With their fight against Detroit-Three OEMs (presumably) won, United Auto Workers leaders are turning their attention toward non-unionized automakers in the U.S., such as Tesla and Toyota.
In a series of recent video updates, United Auto Workers president Shawn Fain has discussed the organization’s plans now that it is no longer occupied with negotiations, describing his long-term vision for the automotive industry. “One of our biggest goals coming out of this historic contract victory is to organize like we’ve never organized before,” he commented on Sunday. “When we return to the bargaining table in 2028, it won’t just be with the Big Three, but with the Big Five or Big Six.”
In later remarks, Fain targeted Toyota, whose U.S. facilities are largely located in right-to-work states across the south. These laws allow employees to exempt themselves from union dues, making it difficult to establish organized labor. Earlier this week, in an apparent response to Detroit-Three companies agreeing to a 25% pay raise and improved benefits for United Auto Workers members, the Japanese OEM announced it would also increase wages for its staff in the U.S. to remain competitive with industry standards. According to Reuters, similar plans may be in development at Honda.
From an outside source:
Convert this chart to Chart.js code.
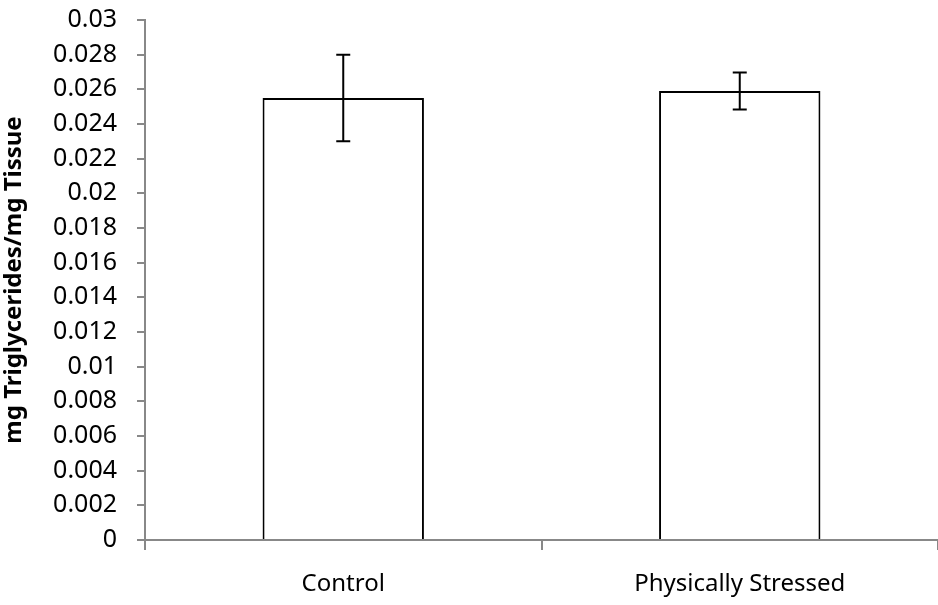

Although the company did not directly mention United Auto Workers in its announcement, Fain argued that Toyota’s decision to boost pay was a result of fear rather than an interest in employee wellbeing. “They could have just as easily raised wages a month ago or a year ago,” he commented. “They did it now because the company knows we’re coming for ’em.” The UAW chief then urged Toyota workers to consider unionization. “Toyota’s future won’t be determined in the boardrooms,” he added. “It’ll be determined on the plant floor.” Shortly before Fain’s announcement, Toyota released a statement endorsing the status quo of its employee-company relationship, stating: “The decision to unionize is ultimately made by our employees.”
Although the United Auto Workers union has scored a historic victory against the Detroit-Three brands, it is uncertain if the momentum it has built will sufficiently inspire employees at other companies who have long-resisted the organization’s calls for support. That being said, it was also uncertain whether the UAW would achieve its ambitious contract goals, and yet here we are. Given the sudden surge in support for organized labor and the increasing determination unions have shown in 2023, this may be a now-or-never chance to affect widespread change.